She didn’t hear what he’d said then, and he told her again, asking if she were all right; she sounded tired, distracted. She laughed a little, making him go away by calming him. He told her again he loved her and wanted to be with her. To make love. She was silent, watching the man across the barroom, catching his glance as he tried to get the waitress’s attention.
“Do you miss me?” her husband asked.
The man was looking at her. Her husband asked her if she was looking forward to making love when she got back into town. She kept staring at the man. Her husband asked again.
“Yes, darling. Of course I am….”
But it was a lie. It never stopped being one. He did nothing for her. She wanted something that would make her forget who she was, what her life was. Something real.
Something unreal.
Her husband had gone to get the kids though she told him not to. He wouldn’t listen, and when she lifted cold fingers from her closed eyes, head bowed in private irritation, the man was standing next to her, buying cigarettes from a machine.
“Say hello to Mommy, kids.”
The kids spoke sleepily over the phone while the man stared at her, lighting his cigarette, eyes unblinking. She told them to go to sleep, and that she loved them. But she was watching the man’s eyes moving down her face, slowly to her neck, her breasts. Further. He quickly looked back at her and she allowed the look to do whatever it wanted.
They went to his room.
Nothing was said. They made love all night and she clutched at the sheets on either side of her sweating stomach with both hands, bunching up the starched cotton, screaming. He touched her so faintly at one point, it felt like nothing more than a thought; a wish. Her body arched and tensed, the pillow beneath her head soaked.

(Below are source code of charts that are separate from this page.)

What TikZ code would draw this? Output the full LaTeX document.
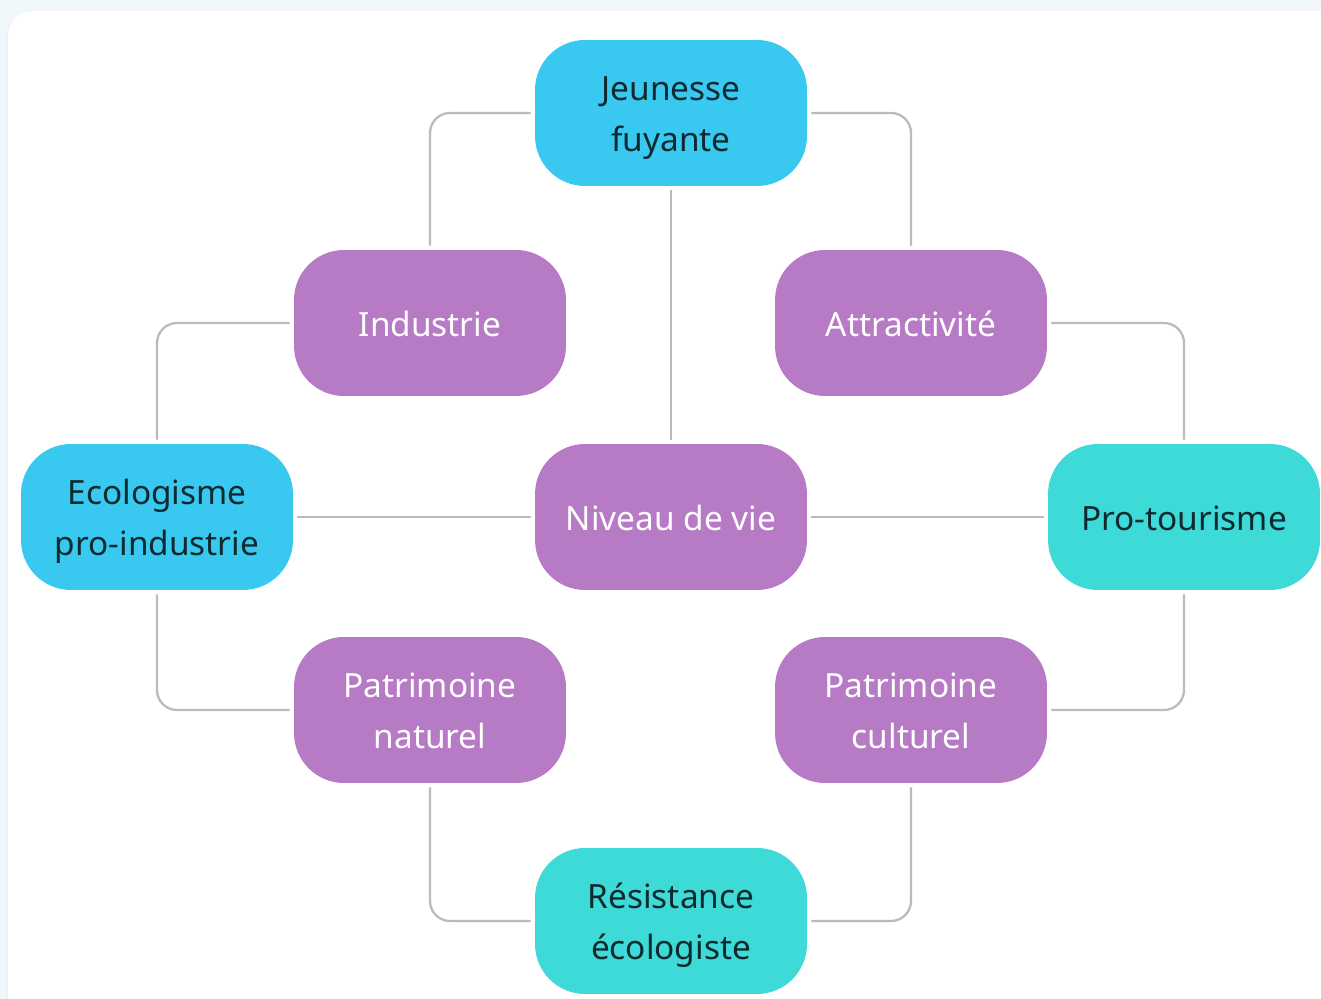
\documentclass[tikz,border=0pt]{standalone}
\usepackage{fontspec}
\setmainfont{Noto Sans}
\definecolor{BgClr}{HTML}{F1F8FC}
\definecolor{CyanClr}{HTML}{38C8F0}
\definecolor{PurpleClr}{HTML}{B77BC6}
\definecolor{TealClr}{HTML}{3DDAD7}
\definecolor{LinkClr}{HTML}{BBBBBB}
\definecolor{InkClr}{HTML}{0F2A2E}
\newcommand\topfix{\rule{0pt}{0.82\baselineskip}}
\newcommand\botfix{\rule[-0.3\baselineskip]{0pt}{0.3\baselineskip}}
\tikzset{
  box/.style={rectangle,rounded corners=1cm,minimum width=5.44cm,minimum height=2.92cm,
    inner sep=0pt,align=center,font=\fontsize{19}{28.5}\selectfont},
  cyanbox/.style={box,fill=CyanClr,text=InkClr},
  purplebox/.style={box,fill=PurpleClr,text=white},
  tealbox/.style={box,fill=TealClr,text=InkClr},
  link/.style={draw=LinkClr,line width=1.3pt,rounded corners=0.4cm,shorten <=0.08cm,shorten >=0.08cm}
}

\begin{document}
\begin{tikzpicture}[x=0.02cm,y=-0.02cm]
\useasboundingbox (0,0) rectangle (1321,999);
\fill[BgClr] (0,0) rectangle (1321,999);
\fill[black!6,rounded corners=0.55cm] (6,11) rectangle (1360,1040);
\fill[white,rounded corners=0.5cm] (8,11) rectangle (1360,1040);

% nodes
\node[cyanbox] (jeune) at (671,113) {\topfix Jeunesse\\fuyante\botfix};
\node[purplebox] (indus) at (430,323) {\topfix Industrie\botfix};
\node[purplebox] (attra) at (911,323) {\topfix Attractivité\botfix};
\node[cyanbox] (ecolo) at (157,517) {\topfix Ecologisme\\pro-industrie\botfix};
\node[purplebox] (niveau) at (671,517) {\topfix Niveau de vie\botfix};
\node[tealbox] (protour) at (1184,517) {\topfix Pro-tourisme\botfix};
\node[purplebox] (patnat) at (430,710) {\topfix Patrimoine\\naturel\botfix};
\node[purplebox] (patcul) at (911,710) {\topfix Patrimoine\\culturel\botfix};
\node[tealbox] (resist) at (671,921) {\topfix Résistance\\écologiste\botfix};

% links
\draw[link] (jeune.west) -| (indus.north);
\draw[link] (jeune.east) -| (attra.north);
\draw[link] (jeune.south) -- (niveau.north);
\draw[link] (indus.west) -| (ecolo.north);
\draw[link] (attra.east) -| (protour.north);
\draw[link] (ecolo.east) -- (niveau.west);
\draw[link] (niveau.east) -- (protour.west);
\draw[link] (ecolo.south) |- (patnat.west);
\draw[link] (protour.south) |- (patcul.east);
\draw[link] (patnat.south) |- (resist.west);
\draw[link] (patcul.south) |- (resist.east);
\end{tikzpicture}
\end{document}
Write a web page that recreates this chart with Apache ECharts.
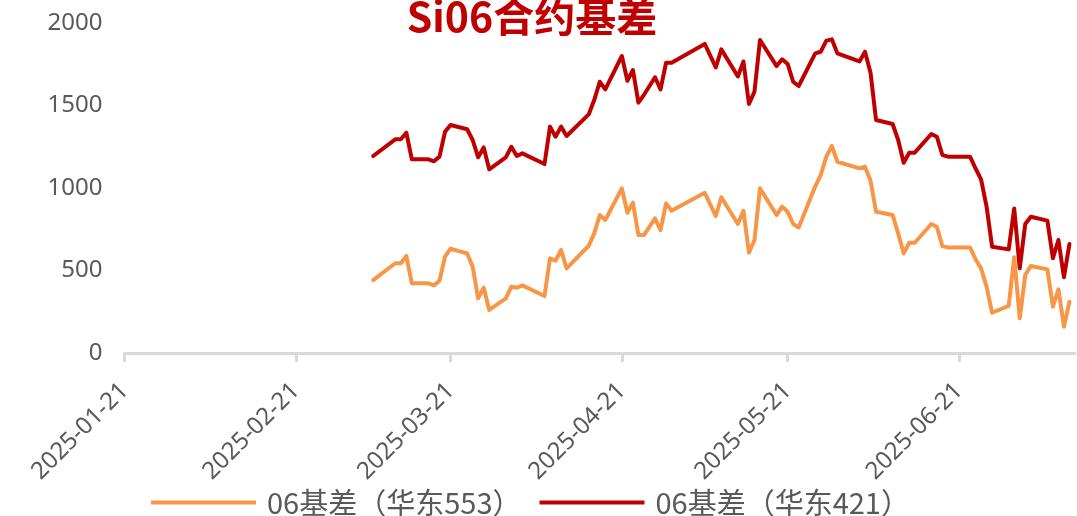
<!DOCTYPE html>
<html>
<head>
<meta charset="utf-8">
<script src="https://cdn.jsdelivr.net/npm/echarts@6/dist/echarts.min.js"></script>
<style>
  html, body { margin: 0; padding: 0; background: #fff; }
  #main { width: 1077px; height: 516px; }
</style>
</head>
<body>
<div id="main"></div>
<script>
  // 日期（交易日，读图估计）
  var dates = [
    '2025-03-07', '2025-03-11', '2025-03-12', '2025-03-13', '2025-03-14', '2025-03-17', '2025-03-18',
    '2025-03-19', '2025-03-20', '2025-03-21', '2025-03-24', '2025-03-25', '2025-03-26', '2025-03-27',
    '2025-03-28', '2025-03-31', '2025-04-01', '2025-04-02', '2025-04-03', '2025-04-07', '2025-04-08',
    '2025-04-09', '2025-04-10', '2025-04-11', '2025-04-15', '2025-04-16', '2025-04-17', '2025-04-18',
    '2025-04-21', '2025-04-22', '2025-04-23', '2025-04-24', '2025-04-25', '2025-04-27', '2025-04-28',
    '2025-04-29', '2025-04-30', '2025-05-06', '2025-05-08', '2025-05-09', '2025-05-12', '2025-05-13',
    '2025-05-14', '2025-05-15', '2025-05-16', '2025-05-19', '2025-05-20', '2025-05-21', '2025-05-22',
    '2025-05-23', '2025-05-26', '2025-05-27', '2025-05-28', '2025-05-29', '2025-05-30', '2025-06-03',
    '2025-06-04', '2025-06-05', '2025-06-06', '2025-06-09', '2025-06-10', '2025-06-11', '2025-06-12',
    '2025-06-13', '2025-06-16', '2025-06-17', '2025-06-18', '2025-06-19', '2025-06-23', '2025-06-24',
    '2025-06-25', '2025-06-26', '2025-06-27', '2025-06-30', '2025-07-01', '2025-07-02', '2025-07-03',
    '2025-07-04', '2025-07-07', '2025-07-08', '2025-07-09', '2025-07-10', '2025-07-11'
  ];

  // 06基差（华东553）
  var basis553 = [
    442, 544, 544, 588, 422, 422, 410,
    438, 584, 632, 604, 523, 331, 396,
    261, 331, 402, 396, 410, 345, 574,
    559, 624, 513, 650, 725, 836, 806,
    998, 850, 911, 715, 715, 816, 745,
    907, 862, 971, 830, 944, 782, 862,
    608, 685, 998, 836, 887, 856, 782,
    761, 1010, 1079, 1190, 1255, 1159, 1119,
    1129, 1044, 856, 836, 725, 604, 668,
    668, 782, 765, 648, 640, 640, 568,
    513, 402, 244, 285, 580, 210, 473,
    527, 507, 281, 386, 159, 311
  ];

  // 06基差（华东421）
  var basis421 = [
    1194, 1295, 1295, 1335, 1174, 1174, 1162,
    1190, 1341, 1382, 1356, 1291, 1186, 1246,
    1113, 1186, 1250, 1194, 1210, 1145, 1372,
    1311, 1372, 1315, 1446, 1533, 1644, 1598,
    1800, 1650, 1715, 1517, 1565, 1671, 1598,
    1759, 1759, 1873, 1731, 1840, 1676, 1767,
    1509, 1584, 1897, 1739, 1780, 1752, 1644,
    1618, 1816, 1826, 1893, 1901, 1816, 1767,
    1826, 1699, 1412, 1388, 1291, 1153, 1214,
    1214, 1327, 1311, 1200, 1190, 1190, 1119,
    1052, 887, 644, 628, 876, 513, 782,
    826, 802, 574, 685, 459, 661
  ];

  // X轴刻度
  var tickDates = ['2025-01-21', '2025-02-21', '2025-03-21', '2025-04-21', '2025-05-21', '2025-06-21'];
  var seriesNames = ['06基差（华东553）', '06基差（华东421）'];
  var colors = ['#F79646', '#C00000'];

  function pairs(vals) {
    var out = [];
    for (var i = 0; i < dates.length; i++) {
      out.push([dates[i], vals[i]]);
    }
    return out;
  }

  var myChart = echarts.init(document.getElementById('main'));

  myChart.setOption({
    animation: false,
    color: colors,
    title: {
      text: 'Si06合约基差',
      left: 527,
      top: -9,
      textAlign: 'center',
      textStyle: {
        color: '#C00000',
        fontSize: 41,
        fontWeight: 'bold',
        fontFamily: 'Noto Sans CJK SC'
      }
    },
    legend: {
      left: 146,
      top: 483,
      icon: 'rect',
      itemWidth: 105,
      itemHeight: 4,
      itemGap: 18,
      data: seriesNames,
      textStyle: {
        color: '#595959',
        fontSize: 29,
        fontFamily: 'Noto Sans CJK SC',
        padding: [0, 0, 0, 6]
      }
    },
    grid: {
      left: 124.5,
      right: 2,
      top: 23,
      bottom: 163,
      containLabel: false
    },
    xAxis: {
      type: 'time',
      min: '2025-01-21',
      max: '2025-07-12',
      axisLine: {
        lineStyle: { color: '#D9D9D9', width: 3 }
      },
      axisTick: {
        show: true,
        length: 9,
        customValues: tickDates,
        lineStyle: { color: '#D9D9D9', width: 3 }
      },
      axisLabel: {
        customValues: tickDates,
        formatter: '{yyyy}-{MM}-{dd}',
        rotate: 45,
        margin: 34,
        color: '#595959',
        fontSize: 24,
        fontFamily: 'Noto Sans'
      },
      splitLine: { show: false }
    },
    yAxis: {
      type: 'value',
      min: 0,
      max: 2000,
      interval: 500,
      axisLine: { show: false },
      axisTick: { show: false },
      splitLine: { show: false },
      axisLabel: {
        margin: 22,
        color: '#595959',
        fontSize: 24,
        fontFamily: 'Noto Sans',
        formatter: function (v) { return String(v); }
      }
    },
    series: [
      {
        name: seriesNames[0],
        type: 'line',
        data: pairs(basis553),
        showSymbol: false,
        symbol: 'none',
        lineStyle: { width: 4, color: colors[0], join: 'round', cap: 'round' },
        itemStyle: { color: colors[0] }
      },
      {
        name: seriesNames[1],
        type: 'line',
        data: pairs(basis421),
        showSymbol: false,
        symbol: 'none',
        lineStyle: { width: 4, color: colors[1], join: 'round', cap: 'round' },
        itemStyle: { color: colors[1] }
      }
    ]
  });
</script>
</body>
</html>
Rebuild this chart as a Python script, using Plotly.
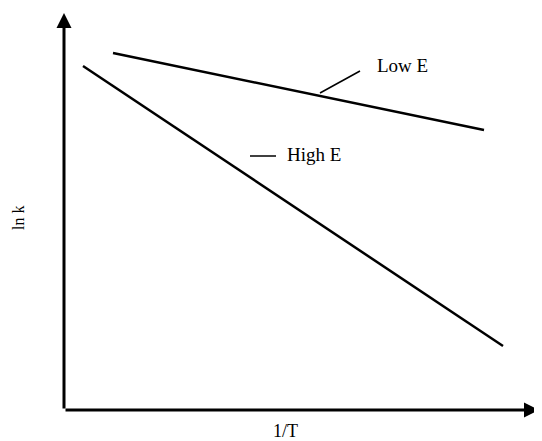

He tied her to the bedposts with silk scarves and blew softly onto her salty mouth, gently kissed her eyelids. He circled his tongue around her ears and whispered rapist demands that made her come. He massaged her until her skin effervesced, until her fingers pulled wildly at the scarves that held her wrists to the bed. Until she moaned with such pleasure, she thought she was in someone else’s body.
Or had left her own.
Everything he did aroused her like she’d never been and when he finally untied her, she slept against his chest, held in his soothing arms. She murmured over and over how incredible it had been, stunned by what he’d made her feel. What he was still making her feel.
He said the only thing he would.
“You won’t forget tonight.”
When she awakened at dawn, he was gone. No note, no sign. There was a knock on the door and she answered, wrapping a towel around herself. Room service rolled in a large breakfast, complete with omelet, café au lait, and a newspaper.
He’d taken care of everything.
She sat in bed and ate, untying the newspaper, aching sweetly from the evening, covered with tender welts and bite marks. The food tasted delicious and the flavors on her tongue made her want to make love. She smiled, listened to the birds outside her window. Their soft opera gave her goose bumps, and as she opened the newspaper, the sound of its crisp folds made her nipples tingle. She laughed a little, remembering the incredible way he’d licked and sucked them last night. They were still sensitive.
As she read, she sipped at her coffee and the creamy heat of it made her part her legs slightly as it spread over her tongue and ran down her throat, warm like sperm.
She began to breathe harder, sipping more, twisting her shoulders as a tingle ran delicate electricity across her shoulders; up her spine.
As she read the front page, she allowed her fingers to drift on the inky surface and could feel the words; their shape and length. The curve of the individual letters. The sound the sentences created in her mind.
She felt herself getting wet.
It was
The ice in the orange juice was melting and when it rubbed against the glass, the sound made her softly, involuntarily moan. She smiled and lit a cigarette, sensing an unfamiliar fulfillment in her cells and nerves. A happiness.
Lost control.
The cigarette flame gave off a heat she could actually feel and she began to perspire. She shook a bit, grinning, and blew the match out, watching the tiny curls of smoke that peeled from its blackened tip and smelled like the man’s scent. She couldn’t stop herself from sliding a trembling hand onto a breast. Her skin was hot and as the sounds of the birds got louder outside her window and the hotel began to wake up below her, making faraway morning sounds, she listened and began to groan pleasurably from the noise.